Coming from San Diego, Michael and I are used to crossing the border south into a new country, but now instead of Mexico we have the tiny country of Singapore on the other side. Just an hour’s flight away, we booked a quick weekend trip to the little red dot and I was eager to find out why Malaysia is often referred as the “red-headed step child” of Singapore. Upon stepping off the plane, I immediately noticed three major differences:
1) Singapore is REALLY clean. The public restrooms are heavenly (especially coming from Malaysia which I’m sorry to say has the worst public restrooms I have ever experienced).
2) Singapore is REALLY expensive. $18 for a beer?!

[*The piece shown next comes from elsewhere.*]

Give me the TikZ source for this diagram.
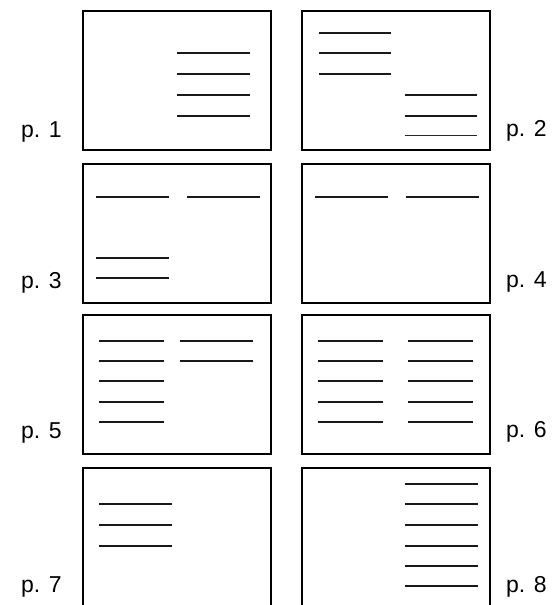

3) Singapore is REALLY strict with their rules. Within two minutes of exiting the plane we were yelled at by a security guard to move to a “designated section for standing”. There’s also a hefty fine for eating or drinking on the train, and it’s illegal for shops to sell chewing gum. Malaysia is a bit more of a free-for-all when it comes to rules, which I have come to appreciate after this trip.
First stop on the itinerary was the newly opened, 24-hour Hello Kitty cafe located within Singapore’s airport (which is the #1 airport in the world, by the way). A long-time Hello Kitty fan, I had very high expectations of this magical place, which unfortunately were not even close to being met. Not only did we have to wait in line for over any hour to even be seated, but the majority of the menu was unavailable (including the ONLY vegetarian option), and we had to wait another 45 minutes to get our coffee. I understand that the grand opening was just a few days before our visit, but come on! At least my Hello Kitty cappuccino art made for a good Instagram post so the experience wasn’t a complete waste.

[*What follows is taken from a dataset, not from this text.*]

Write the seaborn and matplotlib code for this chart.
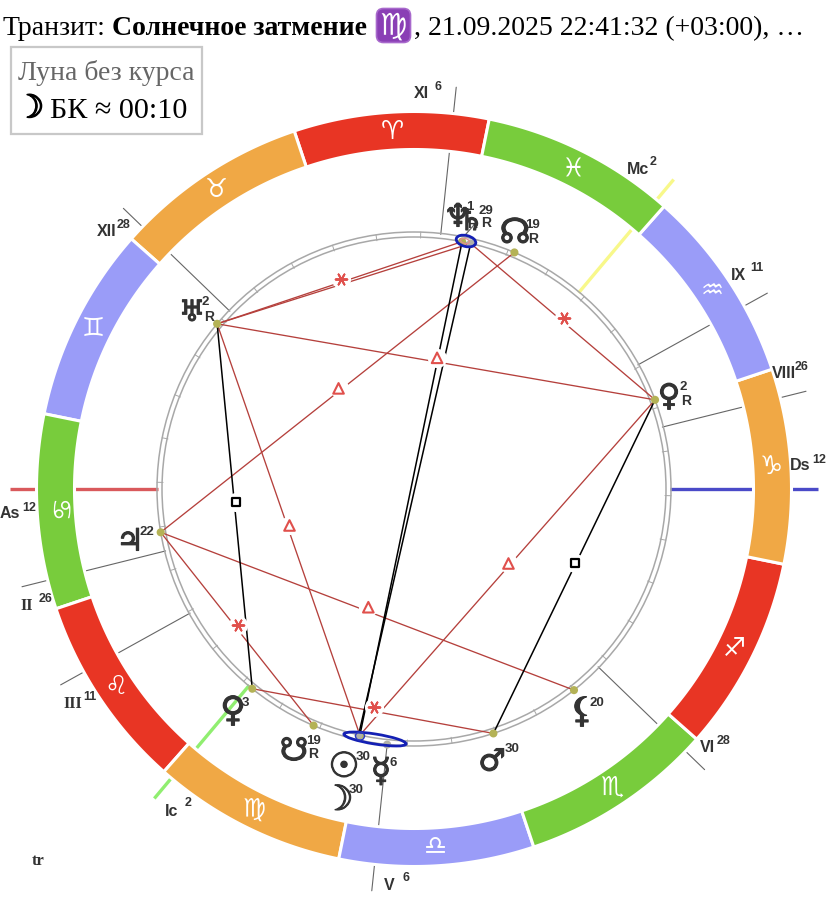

After checking into our hotel, we headed to China Town to check a major item off Michael’s bucket list: fish spa. We wanted to try this during a trip to San Francisco last summer, but discovered that fish spa is now illegal in the states for sanitary reasons (ha). I didn’t exactly mentally prepare for fish spa, and I came to this realization just as I was about to submerge my feet into a tank full of fish imported from Turkey. “Take a deep breath,” the fish spa dude told me before pulling my feet into the tank. The fish attacked my feet and there are NO WORDS to describe how much this tickled. These fish weren’t little guys either, they had to have been 2-3 inches long. I was able to hold myself together despite the tickling, but Michael was a different story. He definitely made a scene. After an hour of being tortured fish spa, I can honestly say that my feet have never felt smoother. I guess it’s not just a gimmick after all!
We spent the rest of the day exploring the city, stopping to snap some pics at the famous Marina Bay Sands (aka best place in Singapore for watching Asians take ridiculous selfies). We also saw the famous Raffles Hotel where my mom went over 30 years ago!
The next day, Michael was thrilled to try out Wavehouse, a man-made barrel wave you can “surf”. Wavehouse is located on Singapore’s Sentosa Island, which required taking an insanely high cable car not unlike the terrifying Langkawi cable car. Sentosa, which is the malay word for “peace & tranquility”, is a stunningly beautiful island surrounded by gorgeous turquoise waters, and home to literally every type of attraction you could ever imagine: Universal Studios, indoor skydiving, beach clubs, Segway tours, Madame Tussauds, trapeze, I could go on. The tagline for the island is actually “The State of Fun” and it definitely lives up to that. I had a blast watching people wipeout on the wave at Wavehouse (Michael included), exploring the island, swimming in ridiculously warm water, and eating coconut ice cream. We also made it to the southernmost tip of mainland Southeast Asia, and saw a 5-foot long lizard that could have easily passed for one of Khaleesi’s dragons.
My only gripe with Singapore is that it was easy. Too easy. Not only is it outrageously clean, but it’s extremely organized and efficient. Why is that a bad thing? It’s not necessarily, but to me the most fun thing about traveling in a foreign country is when things go wrong, when you get lost and have to figure things out. That’s ultimately what makes you stronger and more independent. At the end of the trip, I was excited to get back to good ‘ole KL. We may not have Singapore’s clean tap water, sparkling bathrooms, and efficient public transportation system, but everyday here I am faced with a new challenge, which is the best thing a city can offer.